• _Written problem_: Pick out each line in these entries that contains the string "Write".

• _Supplied information_:
-----

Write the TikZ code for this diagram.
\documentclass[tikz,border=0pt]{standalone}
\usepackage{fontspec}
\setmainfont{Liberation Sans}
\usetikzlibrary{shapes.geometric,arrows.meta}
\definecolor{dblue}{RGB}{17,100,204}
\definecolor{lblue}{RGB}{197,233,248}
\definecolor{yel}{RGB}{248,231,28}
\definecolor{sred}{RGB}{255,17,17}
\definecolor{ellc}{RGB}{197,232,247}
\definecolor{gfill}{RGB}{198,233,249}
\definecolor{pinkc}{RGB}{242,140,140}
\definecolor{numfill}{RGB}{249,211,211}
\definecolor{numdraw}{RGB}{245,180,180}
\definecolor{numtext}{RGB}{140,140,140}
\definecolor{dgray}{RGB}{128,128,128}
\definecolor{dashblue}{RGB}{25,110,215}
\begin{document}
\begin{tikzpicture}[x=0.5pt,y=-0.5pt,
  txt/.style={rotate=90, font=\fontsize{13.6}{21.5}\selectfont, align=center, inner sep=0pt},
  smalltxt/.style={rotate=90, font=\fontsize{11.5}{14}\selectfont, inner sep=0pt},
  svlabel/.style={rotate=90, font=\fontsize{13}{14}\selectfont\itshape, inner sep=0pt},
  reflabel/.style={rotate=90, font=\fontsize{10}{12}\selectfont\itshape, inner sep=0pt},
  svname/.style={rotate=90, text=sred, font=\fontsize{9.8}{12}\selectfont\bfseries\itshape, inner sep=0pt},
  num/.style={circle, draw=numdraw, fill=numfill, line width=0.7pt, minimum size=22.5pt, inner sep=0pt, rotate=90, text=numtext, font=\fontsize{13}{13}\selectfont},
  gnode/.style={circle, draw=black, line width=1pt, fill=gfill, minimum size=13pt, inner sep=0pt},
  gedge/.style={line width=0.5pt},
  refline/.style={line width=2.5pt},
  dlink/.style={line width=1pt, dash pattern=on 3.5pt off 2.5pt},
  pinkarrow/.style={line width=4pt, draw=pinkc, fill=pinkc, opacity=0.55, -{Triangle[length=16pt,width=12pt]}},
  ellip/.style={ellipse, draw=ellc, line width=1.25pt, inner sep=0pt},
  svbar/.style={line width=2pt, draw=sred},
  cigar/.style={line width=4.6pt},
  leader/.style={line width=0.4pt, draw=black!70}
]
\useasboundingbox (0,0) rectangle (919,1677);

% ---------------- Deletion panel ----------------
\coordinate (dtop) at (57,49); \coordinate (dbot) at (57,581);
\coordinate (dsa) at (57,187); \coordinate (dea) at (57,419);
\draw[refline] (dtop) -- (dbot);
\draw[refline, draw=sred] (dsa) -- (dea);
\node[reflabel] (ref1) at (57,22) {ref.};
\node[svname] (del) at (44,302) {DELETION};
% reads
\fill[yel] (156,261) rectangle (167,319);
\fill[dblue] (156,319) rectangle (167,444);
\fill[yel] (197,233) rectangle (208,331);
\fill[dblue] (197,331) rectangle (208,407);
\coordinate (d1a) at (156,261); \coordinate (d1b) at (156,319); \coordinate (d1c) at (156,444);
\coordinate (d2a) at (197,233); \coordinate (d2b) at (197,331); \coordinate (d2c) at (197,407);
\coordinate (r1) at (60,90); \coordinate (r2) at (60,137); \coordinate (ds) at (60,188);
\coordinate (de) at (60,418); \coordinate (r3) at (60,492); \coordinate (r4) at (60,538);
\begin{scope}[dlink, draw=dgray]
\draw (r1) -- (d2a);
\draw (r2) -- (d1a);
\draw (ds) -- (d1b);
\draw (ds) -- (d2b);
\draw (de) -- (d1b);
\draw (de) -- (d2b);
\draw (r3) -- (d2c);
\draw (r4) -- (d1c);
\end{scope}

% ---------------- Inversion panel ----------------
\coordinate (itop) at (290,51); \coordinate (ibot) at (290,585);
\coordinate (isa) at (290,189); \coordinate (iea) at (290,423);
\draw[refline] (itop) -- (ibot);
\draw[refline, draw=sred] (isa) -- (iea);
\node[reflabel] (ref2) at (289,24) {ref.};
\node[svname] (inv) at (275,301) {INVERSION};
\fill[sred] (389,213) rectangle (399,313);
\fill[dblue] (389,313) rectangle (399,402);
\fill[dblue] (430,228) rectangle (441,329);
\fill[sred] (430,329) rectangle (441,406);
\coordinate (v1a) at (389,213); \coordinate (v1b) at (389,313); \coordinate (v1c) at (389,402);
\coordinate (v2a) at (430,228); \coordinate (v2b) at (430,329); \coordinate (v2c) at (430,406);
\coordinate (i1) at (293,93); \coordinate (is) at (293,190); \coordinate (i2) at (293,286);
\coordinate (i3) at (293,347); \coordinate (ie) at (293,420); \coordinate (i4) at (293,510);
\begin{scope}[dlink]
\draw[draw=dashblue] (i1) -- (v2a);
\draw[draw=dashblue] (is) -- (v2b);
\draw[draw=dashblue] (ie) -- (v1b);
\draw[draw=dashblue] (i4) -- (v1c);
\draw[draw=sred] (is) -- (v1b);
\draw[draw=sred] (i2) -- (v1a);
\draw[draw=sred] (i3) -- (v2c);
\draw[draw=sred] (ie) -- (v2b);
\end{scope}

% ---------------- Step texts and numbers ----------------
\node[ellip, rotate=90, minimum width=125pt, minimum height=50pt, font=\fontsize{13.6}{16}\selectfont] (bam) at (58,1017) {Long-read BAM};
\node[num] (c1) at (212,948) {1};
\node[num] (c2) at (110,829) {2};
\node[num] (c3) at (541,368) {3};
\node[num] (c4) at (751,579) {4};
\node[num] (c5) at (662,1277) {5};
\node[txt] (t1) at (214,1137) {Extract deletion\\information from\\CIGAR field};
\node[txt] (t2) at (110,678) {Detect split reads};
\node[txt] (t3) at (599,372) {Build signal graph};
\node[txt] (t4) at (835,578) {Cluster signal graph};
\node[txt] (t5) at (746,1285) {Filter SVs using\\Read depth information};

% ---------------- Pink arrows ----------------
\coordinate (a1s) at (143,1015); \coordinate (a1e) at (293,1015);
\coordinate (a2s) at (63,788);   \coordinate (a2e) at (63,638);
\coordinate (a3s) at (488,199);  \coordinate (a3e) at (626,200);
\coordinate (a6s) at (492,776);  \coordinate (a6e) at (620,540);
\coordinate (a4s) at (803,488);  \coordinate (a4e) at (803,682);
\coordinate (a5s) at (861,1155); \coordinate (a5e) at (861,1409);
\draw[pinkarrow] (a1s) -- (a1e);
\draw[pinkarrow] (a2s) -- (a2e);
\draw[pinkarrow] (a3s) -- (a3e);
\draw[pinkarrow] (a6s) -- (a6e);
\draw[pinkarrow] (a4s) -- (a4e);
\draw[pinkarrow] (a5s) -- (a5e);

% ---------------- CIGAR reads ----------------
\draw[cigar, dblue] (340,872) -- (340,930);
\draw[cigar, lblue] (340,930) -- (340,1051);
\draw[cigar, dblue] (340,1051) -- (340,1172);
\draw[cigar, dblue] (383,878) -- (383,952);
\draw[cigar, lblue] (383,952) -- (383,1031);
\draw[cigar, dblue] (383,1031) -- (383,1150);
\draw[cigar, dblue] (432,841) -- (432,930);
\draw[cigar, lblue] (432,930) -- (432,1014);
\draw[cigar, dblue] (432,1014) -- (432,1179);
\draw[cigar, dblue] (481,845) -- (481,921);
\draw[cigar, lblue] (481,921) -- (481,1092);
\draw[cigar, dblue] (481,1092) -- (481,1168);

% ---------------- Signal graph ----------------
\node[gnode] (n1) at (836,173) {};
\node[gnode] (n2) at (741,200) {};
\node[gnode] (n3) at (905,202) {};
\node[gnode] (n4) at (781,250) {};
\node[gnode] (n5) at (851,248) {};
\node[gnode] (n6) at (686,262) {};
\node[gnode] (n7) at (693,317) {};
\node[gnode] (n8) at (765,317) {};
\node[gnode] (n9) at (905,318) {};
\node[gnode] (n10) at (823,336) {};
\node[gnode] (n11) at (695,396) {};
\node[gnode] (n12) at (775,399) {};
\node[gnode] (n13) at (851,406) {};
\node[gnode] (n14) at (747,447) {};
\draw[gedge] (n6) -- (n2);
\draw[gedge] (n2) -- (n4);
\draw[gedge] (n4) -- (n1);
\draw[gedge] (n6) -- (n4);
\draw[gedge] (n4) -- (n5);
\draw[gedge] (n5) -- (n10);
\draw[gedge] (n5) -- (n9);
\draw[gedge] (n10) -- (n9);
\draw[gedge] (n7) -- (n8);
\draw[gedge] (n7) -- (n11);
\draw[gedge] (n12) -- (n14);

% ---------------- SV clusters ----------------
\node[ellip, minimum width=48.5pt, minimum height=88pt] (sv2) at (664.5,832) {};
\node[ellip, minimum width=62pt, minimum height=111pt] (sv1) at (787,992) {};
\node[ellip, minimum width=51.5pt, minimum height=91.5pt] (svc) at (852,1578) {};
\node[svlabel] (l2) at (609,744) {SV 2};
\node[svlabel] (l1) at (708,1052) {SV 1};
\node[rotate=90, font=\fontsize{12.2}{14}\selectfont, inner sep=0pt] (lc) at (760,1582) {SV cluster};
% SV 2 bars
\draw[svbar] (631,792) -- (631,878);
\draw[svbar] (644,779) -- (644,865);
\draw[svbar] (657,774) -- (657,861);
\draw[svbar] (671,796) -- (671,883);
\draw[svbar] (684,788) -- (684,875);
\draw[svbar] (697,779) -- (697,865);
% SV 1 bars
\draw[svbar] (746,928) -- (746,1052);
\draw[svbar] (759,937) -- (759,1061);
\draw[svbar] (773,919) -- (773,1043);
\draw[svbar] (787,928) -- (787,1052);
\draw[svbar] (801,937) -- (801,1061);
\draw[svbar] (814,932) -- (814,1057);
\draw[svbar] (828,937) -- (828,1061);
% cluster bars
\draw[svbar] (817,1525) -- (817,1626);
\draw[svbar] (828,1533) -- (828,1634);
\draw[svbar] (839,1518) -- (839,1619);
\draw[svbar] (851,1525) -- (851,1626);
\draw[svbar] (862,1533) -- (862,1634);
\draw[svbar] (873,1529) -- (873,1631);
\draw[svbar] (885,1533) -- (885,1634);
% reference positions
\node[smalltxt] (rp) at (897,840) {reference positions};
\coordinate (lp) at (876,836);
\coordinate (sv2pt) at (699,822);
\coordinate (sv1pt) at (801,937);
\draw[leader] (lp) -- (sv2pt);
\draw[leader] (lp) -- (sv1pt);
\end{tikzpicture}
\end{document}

-----

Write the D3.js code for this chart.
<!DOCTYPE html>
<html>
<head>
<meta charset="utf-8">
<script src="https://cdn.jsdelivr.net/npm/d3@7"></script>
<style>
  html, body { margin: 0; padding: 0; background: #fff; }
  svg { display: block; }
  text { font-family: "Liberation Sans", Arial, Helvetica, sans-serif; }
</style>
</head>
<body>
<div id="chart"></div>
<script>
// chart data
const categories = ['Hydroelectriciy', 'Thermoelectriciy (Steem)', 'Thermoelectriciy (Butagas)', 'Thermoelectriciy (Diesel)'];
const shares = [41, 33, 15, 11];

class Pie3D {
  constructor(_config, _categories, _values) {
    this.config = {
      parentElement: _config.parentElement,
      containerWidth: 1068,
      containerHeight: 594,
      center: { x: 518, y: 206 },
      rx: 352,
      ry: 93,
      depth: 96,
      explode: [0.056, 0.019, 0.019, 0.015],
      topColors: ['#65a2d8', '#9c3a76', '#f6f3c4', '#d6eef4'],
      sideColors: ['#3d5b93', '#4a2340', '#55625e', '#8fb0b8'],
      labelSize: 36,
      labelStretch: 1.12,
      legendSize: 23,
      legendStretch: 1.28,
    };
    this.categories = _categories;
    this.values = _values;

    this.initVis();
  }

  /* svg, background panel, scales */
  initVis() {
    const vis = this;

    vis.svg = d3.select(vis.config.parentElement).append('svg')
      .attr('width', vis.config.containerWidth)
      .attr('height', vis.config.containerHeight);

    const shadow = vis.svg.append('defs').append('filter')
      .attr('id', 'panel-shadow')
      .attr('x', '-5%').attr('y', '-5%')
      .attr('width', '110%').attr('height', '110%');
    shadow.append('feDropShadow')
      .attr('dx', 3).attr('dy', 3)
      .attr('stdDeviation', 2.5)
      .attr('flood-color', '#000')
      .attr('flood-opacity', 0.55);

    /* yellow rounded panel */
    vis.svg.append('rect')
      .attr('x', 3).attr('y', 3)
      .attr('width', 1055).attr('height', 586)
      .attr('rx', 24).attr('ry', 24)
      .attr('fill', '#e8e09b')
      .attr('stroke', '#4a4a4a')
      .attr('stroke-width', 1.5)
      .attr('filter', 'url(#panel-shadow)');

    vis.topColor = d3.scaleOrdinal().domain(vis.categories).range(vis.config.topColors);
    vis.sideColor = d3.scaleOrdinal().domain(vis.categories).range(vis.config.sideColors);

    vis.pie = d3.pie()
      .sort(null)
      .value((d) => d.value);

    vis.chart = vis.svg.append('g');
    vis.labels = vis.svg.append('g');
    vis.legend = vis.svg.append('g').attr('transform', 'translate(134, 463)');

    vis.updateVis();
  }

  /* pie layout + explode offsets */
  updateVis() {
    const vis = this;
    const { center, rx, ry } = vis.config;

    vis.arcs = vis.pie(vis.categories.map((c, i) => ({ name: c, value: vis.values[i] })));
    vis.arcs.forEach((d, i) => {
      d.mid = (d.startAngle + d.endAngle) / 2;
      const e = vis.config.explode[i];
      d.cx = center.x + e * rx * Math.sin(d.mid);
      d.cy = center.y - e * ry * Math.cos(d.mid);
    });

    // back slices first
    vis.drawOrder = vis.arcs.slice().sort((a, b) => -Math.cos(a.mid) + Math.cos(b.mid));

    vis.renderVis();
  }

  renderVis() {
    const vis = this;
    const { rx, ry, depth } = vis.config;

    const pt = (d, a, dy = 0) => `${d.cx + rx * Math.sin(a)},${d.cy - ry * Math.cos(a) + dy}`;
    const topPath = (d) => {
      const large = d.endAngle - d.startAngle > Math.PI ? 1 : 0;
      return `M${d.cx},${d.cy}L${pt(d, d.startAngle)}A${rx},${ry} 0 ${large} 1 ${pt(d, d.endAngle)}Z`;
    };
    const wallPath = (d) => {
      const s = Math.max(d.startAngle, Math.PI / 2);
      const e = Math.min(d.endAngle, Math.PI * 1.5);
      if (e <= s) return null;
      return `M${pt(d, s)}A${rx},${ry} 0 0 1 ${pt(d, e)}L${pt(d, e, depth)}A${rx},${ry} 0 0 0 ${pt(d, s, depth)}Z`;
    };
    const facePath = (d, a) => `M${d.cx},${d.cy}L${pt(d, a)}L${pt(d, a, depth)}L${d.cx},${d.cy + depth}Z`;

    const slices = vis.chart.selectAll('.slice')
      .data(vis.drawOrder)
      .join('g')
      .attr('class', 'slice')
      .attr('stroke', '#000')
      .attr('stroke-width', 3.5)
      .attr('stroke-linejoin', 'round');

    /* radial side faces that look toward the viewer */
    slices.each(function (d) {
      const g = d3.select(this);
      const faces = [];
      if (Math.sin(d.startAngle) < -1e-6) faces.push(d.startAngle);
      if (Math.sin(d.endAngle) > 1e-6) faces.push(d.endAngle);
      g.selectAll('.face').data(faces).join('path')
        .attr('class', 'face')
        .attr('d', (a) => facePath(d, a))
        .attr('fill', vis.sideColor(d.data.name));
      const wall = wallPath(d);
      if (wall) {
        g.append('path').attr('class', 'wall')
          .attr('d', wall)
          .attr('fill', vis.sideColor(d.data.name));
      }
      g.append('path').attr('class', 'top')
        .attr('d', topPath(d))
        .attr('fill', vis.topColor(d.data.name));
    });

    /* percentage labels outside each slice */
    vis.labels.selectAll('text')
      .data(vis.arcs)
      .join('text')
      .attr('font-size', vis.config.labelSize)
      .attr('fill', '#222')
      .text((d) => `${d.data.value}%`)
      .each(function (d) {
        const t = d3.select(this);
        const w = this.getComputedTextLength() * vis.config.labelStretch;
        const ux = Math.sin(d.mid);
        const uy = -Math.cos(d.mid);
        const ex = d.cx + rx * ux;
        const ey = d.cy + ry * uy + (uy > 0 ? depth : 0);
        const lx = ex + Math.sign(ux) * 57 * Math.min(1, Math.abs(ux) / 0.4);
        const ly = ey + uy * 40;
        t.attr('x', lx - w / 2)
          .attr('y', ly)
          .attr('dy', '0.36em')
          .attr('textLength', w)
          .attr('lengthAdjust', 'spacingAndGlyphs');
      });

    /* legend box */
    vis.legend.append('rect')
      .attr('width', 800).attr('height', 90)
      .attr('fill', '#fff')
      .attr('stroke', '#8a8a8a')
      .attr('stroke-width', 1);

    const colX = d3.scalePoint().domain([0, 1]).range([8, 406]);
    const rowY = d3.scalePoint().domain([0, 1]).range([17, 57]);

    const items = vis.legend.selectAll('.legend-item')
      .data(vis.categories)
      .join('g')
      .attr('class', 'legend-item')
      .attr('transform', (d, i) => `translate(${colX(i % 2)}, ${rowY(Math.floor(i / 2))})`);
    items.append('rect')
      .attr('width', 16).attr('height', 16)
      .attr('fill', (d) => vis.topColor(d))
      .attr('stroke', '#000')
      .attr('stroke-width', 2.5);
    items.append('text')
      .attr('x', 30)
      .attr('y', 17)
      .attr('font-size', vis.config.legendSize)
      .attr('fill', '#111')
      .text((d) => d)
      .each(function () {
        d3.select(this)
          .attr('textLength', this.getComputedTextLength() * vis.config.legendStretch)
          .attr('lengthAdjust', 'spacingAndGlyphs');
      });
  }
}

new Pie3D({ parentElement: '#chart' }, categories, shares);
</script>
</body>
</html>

-----

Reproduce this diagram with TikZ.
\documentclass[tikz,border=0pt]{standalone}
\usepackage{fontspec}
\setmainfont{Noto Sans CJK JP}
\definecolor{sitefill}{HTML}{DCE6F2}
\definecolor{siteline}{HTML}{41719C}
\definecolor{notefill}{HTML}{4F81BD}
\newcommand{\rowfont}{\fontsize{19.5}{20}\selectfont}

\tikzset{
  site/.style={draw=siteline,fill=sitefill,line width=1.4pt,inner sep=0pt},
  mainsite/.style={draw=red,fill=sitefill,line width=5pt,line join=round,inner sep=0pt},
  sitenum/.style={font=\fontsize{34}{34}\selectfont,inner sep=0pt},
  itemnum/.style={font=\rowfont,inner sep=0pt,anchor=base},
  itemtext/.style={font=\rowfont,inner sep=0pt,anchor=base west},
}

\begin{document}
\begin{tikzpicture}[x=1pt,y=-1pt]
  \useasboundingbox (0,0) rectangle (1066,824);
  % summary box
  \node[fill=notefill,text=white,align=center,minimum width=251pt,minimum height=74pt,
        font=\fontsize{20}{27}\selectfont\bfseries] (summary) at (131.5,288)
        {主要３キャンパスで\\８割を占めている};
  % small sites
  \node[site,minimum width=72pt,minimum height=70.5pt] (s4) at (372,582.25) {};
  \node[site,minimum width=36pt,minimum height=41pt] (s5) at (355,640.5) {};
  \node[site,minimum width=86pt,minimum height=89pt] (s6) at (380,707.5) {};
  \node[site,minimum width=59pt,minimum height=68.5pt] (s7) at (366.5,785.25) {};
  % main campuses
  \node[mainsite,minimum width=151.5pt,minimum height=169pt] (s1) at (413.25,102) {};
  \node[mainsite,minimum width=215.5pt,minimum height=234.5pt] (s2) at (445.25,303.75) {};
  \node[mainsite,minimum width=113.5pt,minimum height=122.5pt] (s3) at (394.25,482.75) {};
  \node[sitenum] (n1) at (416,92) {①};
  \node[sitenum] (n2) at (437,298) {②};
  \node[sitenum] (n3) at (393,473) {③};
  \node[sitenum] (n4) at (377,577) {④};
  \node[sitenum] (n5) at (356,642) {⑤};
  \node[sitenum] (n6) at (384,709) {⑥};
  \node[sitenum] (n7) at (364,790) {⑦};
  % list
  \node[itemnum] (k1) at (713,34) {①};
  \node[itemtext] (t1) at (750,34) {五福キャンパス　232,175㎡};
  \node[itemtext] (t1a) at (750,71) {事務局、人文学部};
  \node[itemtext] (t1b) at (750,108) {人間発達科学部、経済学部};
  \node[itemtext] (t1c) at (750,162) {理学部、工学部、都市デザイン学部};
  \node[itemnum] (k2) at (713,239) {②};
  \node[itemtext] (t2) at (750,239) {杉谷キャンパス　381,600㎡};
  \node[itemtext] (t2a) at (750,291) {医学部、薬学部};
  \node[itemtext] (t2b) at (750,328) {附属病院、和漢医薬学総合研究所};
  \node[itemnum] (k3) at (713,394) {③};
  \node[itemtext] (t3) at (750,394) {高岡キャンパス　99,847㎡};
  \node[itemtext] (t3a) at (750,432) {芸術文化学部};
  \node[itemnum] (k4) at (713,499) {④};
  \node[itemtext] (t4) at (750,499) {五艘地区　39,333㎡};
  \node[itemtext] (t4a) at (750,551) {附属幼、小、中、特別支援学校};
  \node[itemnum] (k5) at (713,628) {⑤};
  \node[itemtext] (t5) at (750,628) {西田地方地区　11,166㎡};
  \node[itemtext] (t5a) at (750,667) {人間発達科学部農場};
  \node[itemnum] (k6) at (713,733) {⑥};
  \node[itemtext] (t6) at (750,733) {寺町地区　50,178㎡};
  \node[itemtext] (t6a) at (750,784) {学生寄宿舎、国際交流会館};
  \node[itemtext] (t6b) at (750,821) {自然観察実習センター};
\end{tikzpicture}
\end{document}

-----

• _Solution for this task_:
Write the TikZ code for this diagram.
Write the D3.js code for this chart.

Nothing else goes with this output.